What about changing the size of the ice? Major-league baseball ballparks are not all standard and the differences – think Fenway Park and the Green Monster – are celebrated. Thirty years ago, Buffalo, Boston and Chicago all had rinks that were not the standard 200-feet-by-85-feet dimension and nobody had any major problems with that. What if the next generation of buildings go, one at a time, to a slightly wider ice surface – say to 200 by 90 feet – not quite international size but a compromise, like they have over at Hartwell Arena in Helsinki?

Tippett: I've seen the building in Finland and I actually like it. More room gives you a little more time to make plays. If you get too big, it takes a lot of the physical part out of the game and I think North American fans like the physical part of the game. But five extra feet? I think that works well.

Nowadays, what challenges you most about the job?

Trotz: On the ice, the players are so in tune. They've been coached so well coming through the ranks. They want to know the why of everything, which is good. It's part of the evolution. For me, it's dealing with all the things away from the game – the media and Twitter world. One guy says something and it gets blown a little out of proportion. It's a full-time job managing the little fires.
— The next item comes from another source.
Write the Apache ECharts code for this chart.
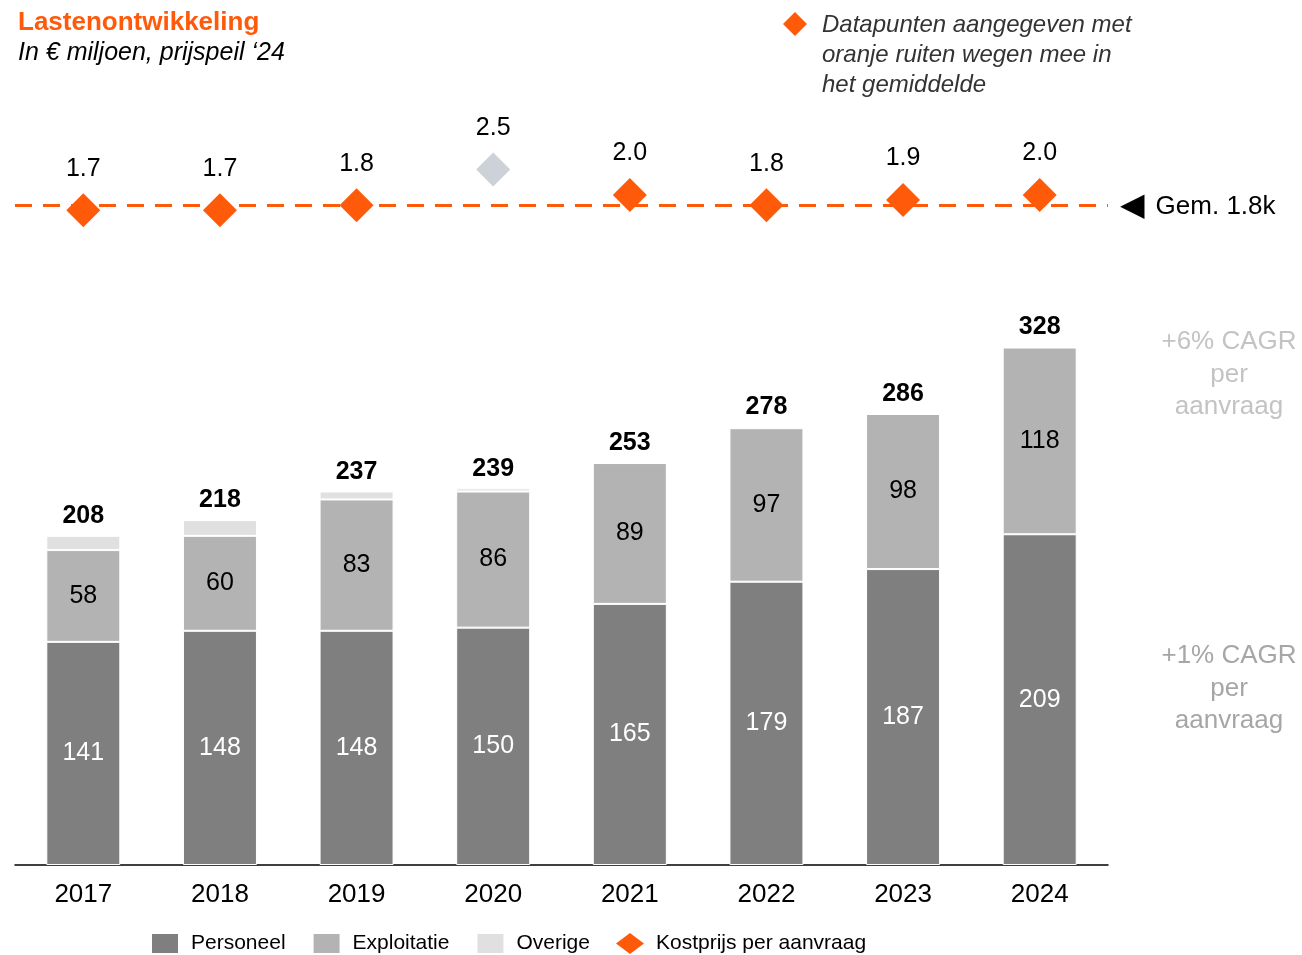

I know of a situation with another NHL team, there was a player playing hurt and he wasn't playing particularly well. But they were trying to get into the playoffs and he was just getting killed by the media. So he went to the coach and said, "I can't go any more." It wasn't that he couldn't go any more. He was still fairly effective, but he wasn't playing to his ceiling because he couldn't. He says to the coach: "I'm doing everything for the team and all these people are beating me up, bloggers, Twitter, all that, so I'm out." It can have an adverse effect, where a player is doing everything you think a hockey player should do and want to do, and he basically is taking an absolute beating on social media for being a good pro. Probably managing the distractions away from the game is one of the biggest challenges.

These interviews have been edited and condensed.